***** Data excerpts *****

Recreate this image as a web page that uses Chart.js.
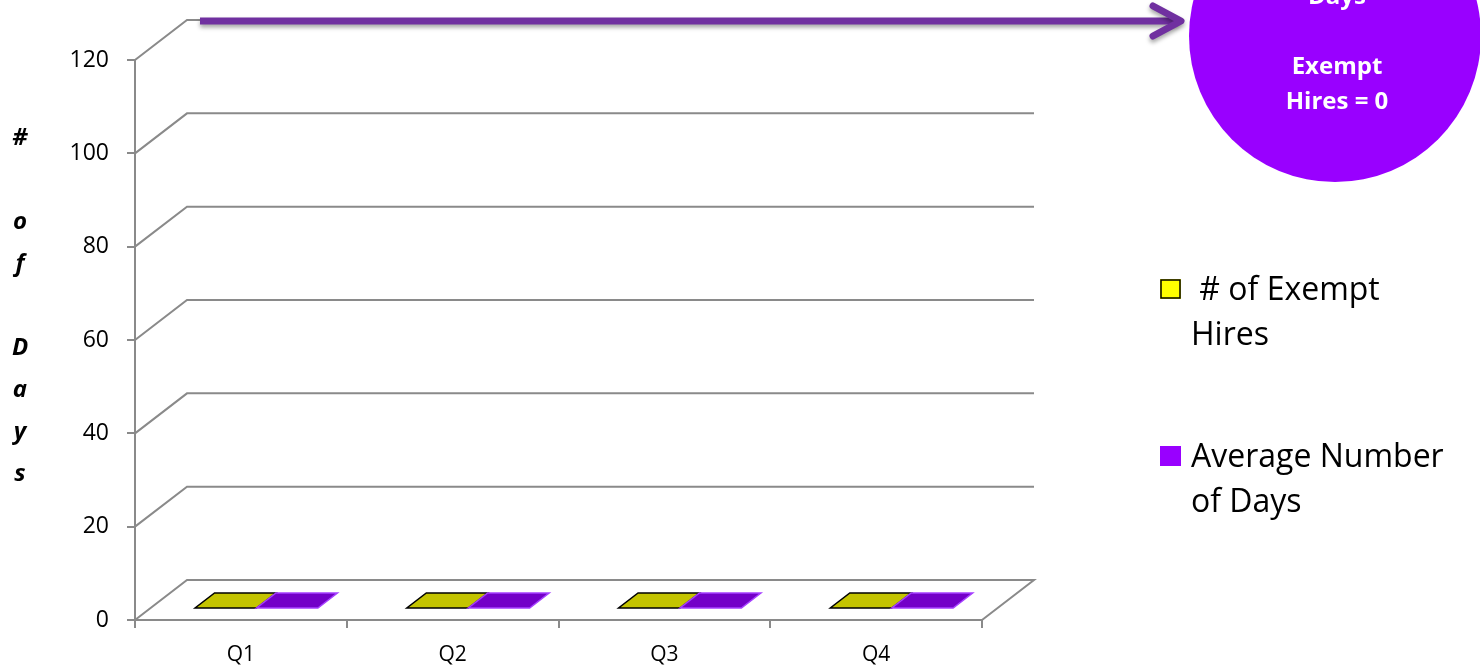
<!DOCTYPE html>
<html>
<head>
<meta charset="utf-8">
<script src="https://cdn.jsdelivr.net/npm/chart.js@4.4.0/dist/chart.umd.min.js"></script>
<style>
html, body { margin: 0; padding: 0; background: #fff; }
#wrap { position: relative; width: 1480px; height: 666px; }
</style>
</head>
<body>
<div id="wrap"><canvas id="hiresChart" width="1480" height="666"></canvas></div>
<script>
// Data
const quarters = ['Q1', 'Q2', 'Q3', 'Q4'];
const exemptHires = [0, 0, 0, 0];
const avgDays = [0, 0, 0, 0];
const yMin = 0, yMax = 120, yStep = 20;

// Texts
const axisTitle = '# of Days';
const legendLines = [[' # of Exempt', 'Hires'], ['Average Number', 'of Days']];
const calloutLines = ['Days', '', 'Exempt', 'Hires = 0'];

const FONT = "'Open Sans', 'Noto Sans', sans-serif";
const GRID = '#8a8a8a';
// depth of the fake 3D box (back wall offset)
const DX = 52, DY = 40;

const box3d = {
    id: 'box3d',
    beforeDatasetsDraw(chart) {
        const { ctx, chartArea: a, scales: { y } } = chart;
        ctx.save();
        ctx.strokeStyle = GRID;
        ctx.lineWidth = 2;
        y.ticks.forEach(t => {
            const py = y.getPixelForValue(t.value);
            ctx.beginPath();
            ctx.moveTo(a.left, py);
            ctx.lineTo(a.left + DX, py - DY);
            ctx.lineTo(a.right + DX, py - DY);
            if (t.value === yMin) ctx.lineTo(a.right, py);
            ctx.stroke();
        });
        ctx.restore();
    },
    afterDatasetsDraw(chart) {
        const { ctx } = chart;
        // bars sit in the middle of the floor depth
        const f0 = 0.3, f1 = 0.675;
        chart.data.datasets.forEach((ds, i) => {
            chart.getDatasetMeta(i).data.forEach(el => {
                const x0 = el.x - el.width / 2 + DX * f0;
                const x1 = x0 + el.width;
                const yt = el.y - DY * f0;
                const yb = el.base - DY * f0;
                const dx = DX * (f1 - f0), dy = DY * (f1 - f0);
                ctx.save();
                ctx.lineWidth = 1.5;
                ctx.strokeStyle = ds.edgeColor;
                // front face
                if (yb - yt > 0.5) {
                    ctx.fillStyle = ds.backgroundColor;
                    ctx.fillRect(x0, yt, x1 - x0, yb - yt);
                    ctx.strokeRect(x0, yt, x1 - x0, yb - yt);
                }
                // top face
                ctx.beginPath();
                ctx.moveTo(x0, yt);
                ctx.lineTo(x1, yt);
                ctx.lineTo(x1 + dx, yt - dy);
                ctx.lineTo(x0 + dx, yt - dy);
                ctx.closePath();
                ctx.fillStyle = ds.topColor;
                ctx.fill();
                ctx.stroke();
                ctx.restore();
            });
        });
    },
    afterDraw(chart) {
        const { ctx } = chart;
        ctx.save();

        // vertical axis title, one character per line
        ctx.fillStyle = '#000';
        ctx.font = `italic bold 24px ${FONT}`;
        ctx.textAlign = 'center';
        ctx.textBaseline = 'middle';
        axisTitle.split('').forEach((c, k) => ctx.fillText(c, 20, 138 + k * 42));

        // legend
        ctx.font = `32px ${FONT}`;
        ctx.textAlign = 'left';
        ctx.textBaseline = 'alphabetic';
        const legendTop = [279, 446];
        chart.data.datasets.forEach((ds, i) => {
            const ty = legendTop[i];
            ctx.fillStyle = ds.backgroundColor;
            ctx.fillRect(1160, ty, 21, 20);
            if (ds.legendBorder) {
                ctx.strokeStyle = ds.legendBorder;
                ctx.lineWidth = 1.5;
                ctx.strokeRect(1161, ty + 1, 19, 18);
            }
            ctx.fillStyle = '#000';
            legendLines[i].forEach((ln, k) => ctx.fillText(ln, 1191, ty + 21 + k * 45));
        });

        // callout arrow
        ctx.shadowColor = 'rgba(0,0,0,0.35)';
        ctx.shadowBlur = 4;
        ctx.shadowOffsetY = 3;
        ctx.strokeStyle = '#7030a0';
        ctx.lineWidth = 7;
        ctx.lineCap = 'butt';
        ctx.beginPath();
        ctx.moveTo(200, 21);
        ctx.lineTo(1178, 21);
        ctx.stroke();
        ctx.lineCap = 'round';
        ctx.lineJoin = 'round';
        ctx.beginPath();
        ctx.moveTo(1153, 6);
        ctx.lineTo(1181, 21);
        ctx.lineTo(1153, 36);
        ctx.stroke();
        ctx.shadowColor = 'transparent';

        // callout bubble
        ctx.fillStyle = '#9900ff';
        ctx.beginPath();
        ctx.arc(1335, 36, 146, 0, Math.PI * 2);
        ctx.fill();
        ctx.fillStyle = '#fff';
        ctx.font = `bold 24px ${FONT}`;
        ctx.textAlign = 'center';
        ctx.textBaseline = 'middle';
        calloutLines.forEach((ln, k) => ctx.fillText(ln, 1337, -3 + k * 35));
        ctx.restore();
    }
};

const ctx = document.getElementById('hiresChart').getContext('2d');
const hiresChart = new Chart(ctx, {
    type: 'bar',
    data: {
        labels: quarters,
        datasets: [{
            label: '# of Exempt Hires',
            data: exemptHires,
            backgroundColor: '#ffff00',
            topColor: '#c4c400',
            edgeColor: '#000',
            legendBorder: '#000',
            borderWidth: 0
        }, {
            label: 'Average Number of Days',
            data: avgDays,
            backgroundColor: '#9900ff',
            topColor: '#7300c8',
            edgeColor: '#a640ff',
            borderWidth: 0
        }]
    },
    options: {
        responsive: false,
        animation: false,
        layout: { padding: { top: 60, right: 498, left: 0, bottom: 0 } },
        datasets: { bar: { categoryPercentage: 0.58, barPercentage: 1 } },
        plugins: { legend: { display: false }, tooltip: { enabled: false } },
        scales: {
            x: {
                grid: { drawOnChartArea: false, drawTicks: true, tickLength: 8, color: GRID, lineWidth: 2, offset: true },
                border: { display: true, color: GRID, width: 2 },
                ticks: { color: '#000', font: { family: FONT, size: 21 }, padding: 14 },
                afterFit(s) { s.height = 46; }
            },
            y: {
                min: yMin,
                max: yMax,
                ticks: { stepSize: yStep, color: '#000', font: { family: FONT, size: 23 }, padding: 18 },
                grid: { drawOnChartArea: false, drawTicks: true, tickLength: 8, color: GRID, lineWidth: 2 },
                border: { display: true, color: GRID, width: 2 },
                afterFit(s) { s.width = 135; }
            }
        }
    },
    plugins: [box3d]
});
</script>
</body>
</html>
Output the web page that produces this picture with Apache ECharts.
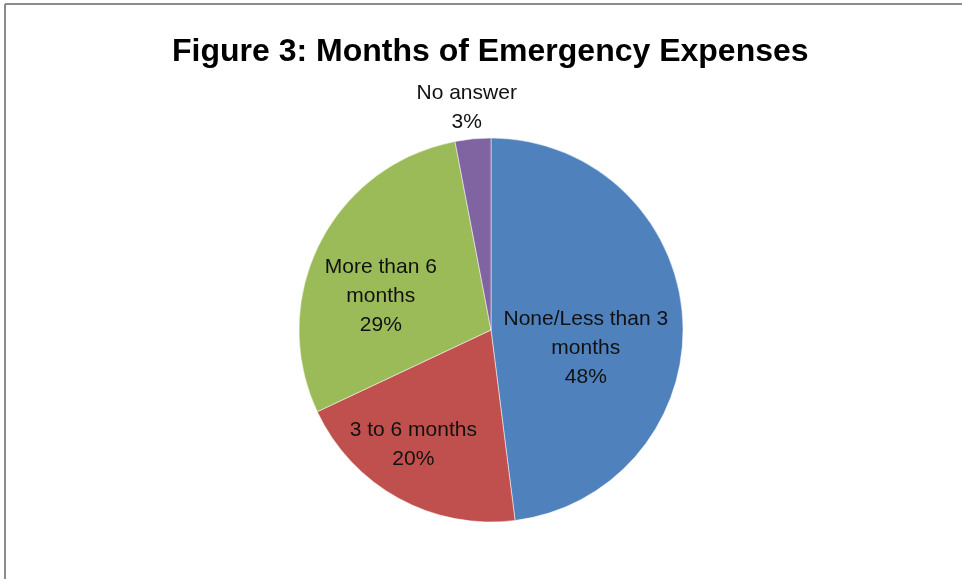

*****

Quote the data exactly, leaving every image out of the copy.

Recreate this image as a web page that uses Chart.js.
<!DOCTYPE html>
<html>
<head>
<meta charset="utf-8">
<script src="https://cdn.jsdelivr.net/npm/chart.js@4.4.0/dist/chart.umd.min.js"></script>
<style>
html, body { margin: 0; padding: 0; background: #fff; }
#wrap { position: relative; width: 1480px; height: 666px; }
</style>
</head>
<body>
<div id="wrap"><canvas id="hiresChart" width="1480" height="666"></canvas></div>
<script>
// Data
const quarters = ['Q1', 'Q2', 'Q3', 'Q4'];
const exemptHires = [0, 0, 0, 0];
const avgDays = [0, 0, 0, 0];
const yMin = 0, yMax = 120, yStep = 20;

// Texts
const axisTitle = '# of Days';
const legendLines = [[' # of Exempt', 'Hires'], ['Average Number', 'of Days']];
const calloutLines = ['Days', '', 'Exempt', 'Hires = 0'];

const FONT = "'Open Sans', 'Noto Sans', sans-serif";
const GRID = '#8a8a8a';
// depth of the fake 3D box (back wall offset)
const DX = 52, DY = 40;

const box3d = {
    id: 'box3d',
    beforeDatasetsDraw(chart) {
        const { ctx, chartArea: a, scales: { y } } = chart;
        ctx.save();
        ctx.strokeStyle = GRID;
        ctx.lineWidth = 2;
        y.ticks.forEach(t => {
            const py = y.getPixelForValue(t.value);
            ctx.beginPath();
            ctx.moveTo(a.left, py);
            ctx.lineTo(a.left + DX, py - DY);
            ctx.lineTo(a.right + DX, py - DY);
            if (t.value === yMin) ctx.lineTo(a.right, py);
            ctx.stroke();
        });
        ctx.restore();
    },
    afterDatasetsDraw(chart) {
        const { ctx } = chart;
        // bars sit in the middle of the floor depth
        const f0 = 0.3, f1 = 0.675;
        chart.data.datasets.forEach((ds, i) => {
            chart.getDatasetMeta(i).data.forEach(el => {
                const x0 = el.x - el.width / 2 + DX * f0;
                const x1 = x0 + el.width;
                const yt = el.y - DY * f0;
                const yb = el.base - DY * f0;
                const dx = DX * (f1 - f0), dy = DY * (f1 - f0);
                ctx.save();
                ctx.lineWidth = 1.5;
                ctx.strokeStyle = ds.edgeColor;
                // front face
                if (yb - yt > 0.5) {
                    ctx.fillStyle = ds.backgroundColor;
                    ctx.fillRect(x0, yt, x1 - x0, yb - yt);
                    ctx.strokeRect(x0, yt, x1 - x0, yb - yt);
                }
                // top face
                ctx.beginPath();
                ctx.moveTo(x0, yt);
                ctx.lineTo(x1, yt);
                ctx.lineTo(x1 + dx, yt - dy);
                ctx.lineTo(x0 + dx, yt - dy);
                ctx.closePath();
                ctx.fillStyle = ds.topColor;
                ctx.fill();
                ctx.stroke();
                ctx.restore();
            });
        });
    },
    afterDraw(chart) {
        const { ctx } = chart;
        ctx.save();

        // vertical axis title, one character per line
        ctx.fillStyle = '#000';
        ctx.font = `italic bold 24px ${FONT}`;
        ctx.textAlign = 'center';
        ctx.textBaseline = 'middle';
        axisTitle.split('').forEach((c, k) => ctx.fillText(c, 20, 138 + k * 42));

        // legend
        ctx.font = `32px ${FONT}`;
        ctx.textAlign = 'left';
        ctx.textBaseline = 'alphabetic';
        const legendTop = [279, 446];
        chart.data.datasets.forEach((ds, i) => {
            const ty = legendTop[i];
            ctx.fillStyle = ds.backgroundColor;
            ctx.fillRect(1160, ty, 21, 20);
            if (ds.legendBorder) {
                ctx.strokeStyle = ds.legendBorder;
                ctx.lineWidth = 1.5;
                ctx.strokeRect(1161, ty + 1, 19, 18);
            }
            ctx.fillStyle = '#000';
            legendLines[i].forEach((ln, k) => ctx.fillText(ln, 1191, ty + 21 + k * 45));
        });

        // callout arrow
        ctx.shadowColor = 'rgba(0,0,0,0.35)';
        ctx.shadowBlur = 4;
        ctx.shadowOffsetY = 3;
        ctx.strokeStyle = '#7030a0';
        ctx.lineWidth = 7;
        ctx.lineCap = 'butt';
        ctx.beginPath();
        ctx.moveTo(200, 21);
        ctx.lineTo(1178, 21);
        ctx.stroke();
        ctx.lineCap = 'round';
        ctx.lineJoin = 'round';
        ctx.beginPath();
        ctx.moveTo(1153, 6);
        ctx.lineTo(1181, 21);
        ctx.lineTo(1153, 36);
        ctx.stroke();
        ctx.shadowColor = 'transparent';

        // callout bubble
        ctx.fillStyle = '#9900ff';
        ctx.beginPath();
        ctx.arc(1335, 36, 146, 0, Math.PI * 2);
        ctx.fill();
        ctx.fillStyle = '#fff';
        ctx.font = `bold 24px ${FONT}`;
        ctx.textAlign = 'center';
        ctx.textBaseline = 'middle';
        calloutLines.forEach((ln, k) => ctx.fillText(ln, 1337, -3 + k * 35));
        ctx.restore();
    }
};

const ctx = document.getElementById('hiresChart').getContext('2d');
const hiresChart = new Chart(ctx, {
    type: 'bar',
    data: {
        labels: quarters,
        datasets: [{
            label: '# of Exempt Hires',
            data: exemptHires,
            backgroundColor: '#ffff00',
            topColor: '#c4c400',
            edgeColor: '#000',
            legendBorder: '#000',
            borderWidth: 0
        }, {
            label: 'Average Number of Days',
            data: avgDays,
            backgroundColor: '#9900ff',
            topColor: '#7300c8',
            edgeColor: '#a640ff',
            borderWidth: 0
        }]
    },
    options: {
        responsive: false,
        animation: false,
        layout: { padding: { top: 60, right: 498, left: 0, bottom: 0 } },
        datasets: { bar: { categoryPercentage: 0.58, barPercentage: 1 } },
        plugins: { legend: { display: false }, tooltip: { enabled: false } },
        scales: {
            x: {
                grid: { drawOnChartArea: false, drawTicks: true, tickLength: 8, color: GRID, lineWidth: 2, offset: true },
                border: { display: true, color: GRID, width: 2 },
                ticks: { color: '#000', font: { family: FONT, size: 21 }, padding: 14 },
                afterFit(s) { s.height = 46; }
            },
            y: {
                min: yMin,
                max: yMax,
                ticks: { stepSize: yStep, color: '#000', font: { family: FONT, size: 23 }, padding: 18 },
                grid: { drawOnChartArea: false, drawTicks: true, tickLength: 8, color: GRID, lineWidth: 2 },
                border: { display: true, color: GRID, width: 2 },
                afterFit(s) { s.width = 135; }
            }
        }
    },
    plugins: [box3d]
});
</script>
</body>
</html>
Output the web page that produces this picture with Apache ECharts.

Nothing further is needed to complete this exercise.